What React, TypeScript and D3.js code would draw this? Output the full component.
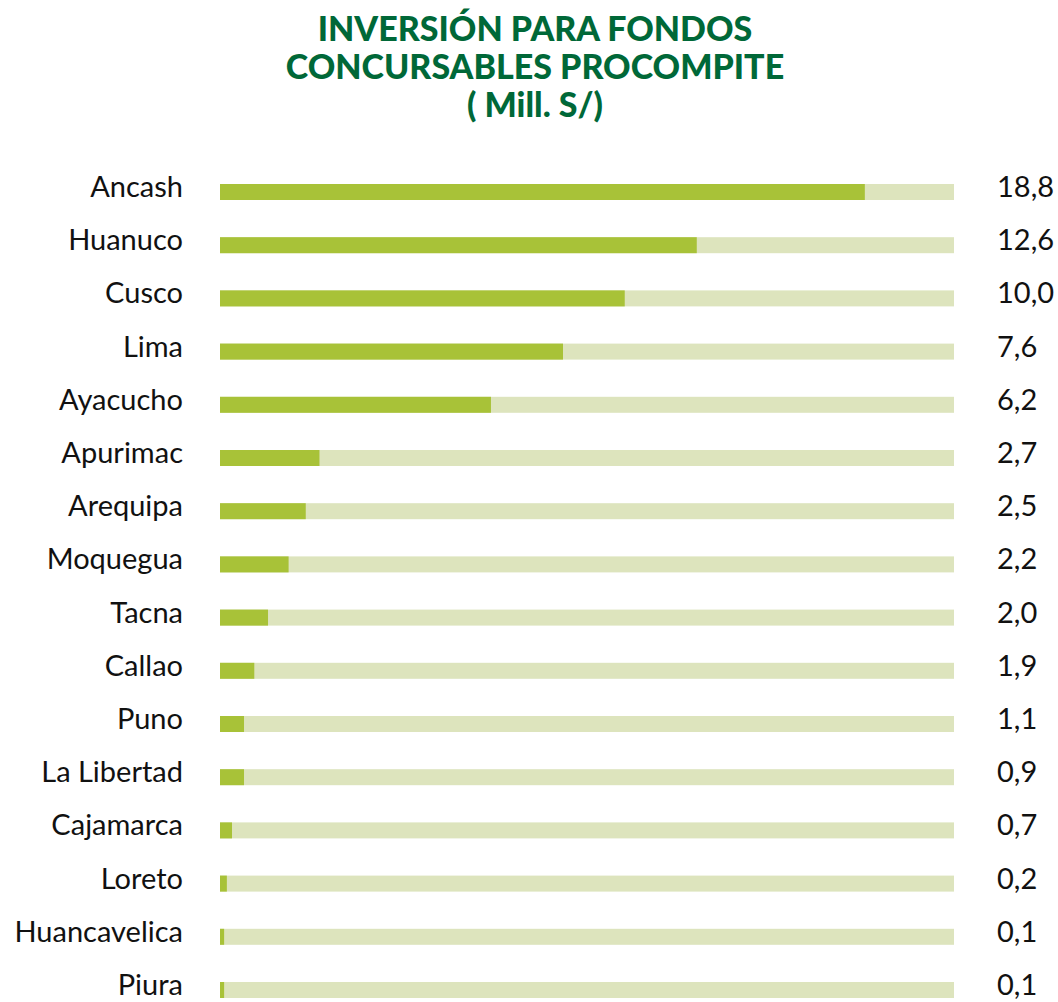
import React from "react";
import * as d3 from "d3";

// regions, labelled amounts (Mill. S/) and the drawn bar lengths
const regions = [
  "Ancash", "Huanuco", "Cusco", "Lima", "Ayacucho", "Apurimac", "Arequipa", "Moquegua",
  "Tacna", "Callao", "Puno", "La Libertad", "Cajamarca", "Loreto", "Huancavelica", "Piura",
];
const labels = [
  "18,8", "12,6", "10,0", "7,6", "6,2", "2,7", "2,5", "2,2",
  "2,0", "1,9", "1,1", "0,9", "0,7", "0,2", "0,1", "0,1",
];
const barLengths = [
  18.8, 13.9, 11.8, 10.0, 7.9, 2.9, 2.5, 2.0, 1.4, 1.0, 0.7, 0.7, 0.35, 0.2, 0.12, 0.12,
];
const trackMax = 21.4;
const titleLines = ["INVERSIÓN PARA FONDOS", "CONCURSABLES PROCOMPITE", "( Mill. S/)"];

const width = 1058;
const height = 1002;
const barH = 16;
const font = "Lato, 'Open Sans', sans-serif";

export default function App() {
  const x = d3.scaleLinear().domain([0, trackMax]).range([220, 954]);
  const y = d3.scalePoint<string>().domain(regions).range([192, 990]);

  return (
    <svg
      width={width}
      height={height}
      style={{ position: "absolute", left: 0, top: 0, background: "#fff" }}
    >
      <g fontFamily={font} fontWeight={900} fill="#006838" textAnchor="middle" fontSize={34}>
        {titleLines.map((t, i) => (
          <text key={t} x={535} y={41 + i * 38}>
            {t}
          </text>
        ))}
      </g>
      {regions.map((r, i) => {
        const cy = y(r)!;
        return (
          <g key={r}>
            <rect x={x(0)} y={cy - barH / 2} width={x(trackMax) - x(0)} height={barH} fill="#dde4bd" />
            <rect x={x(0)} y={cy - barH / 2} width={x(barLengths[i]) - x(0)} height={barH} fill="#a8c238" />
            <text
              x={183}
              y={cy + 5}
              textAnchor="end"
              fontFamily={font}
              fontSize={29}
              fill="#111"
            >
              {r}
            </text>
            <text x={997} y={cy + 5} fontFamily={font} fontSize={29} fill="#111">
              {labels[i]}
            </text>
          </g>
        );
      })}
    </svg>
  );
}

■ **EXERCISE AIM**: Search the lines for "React". Copy each line that has it.

■ **PROBLEM SOLUTION**:
What React, TypeScript and D3.js code would draw this? Output the full component.
import React from "react";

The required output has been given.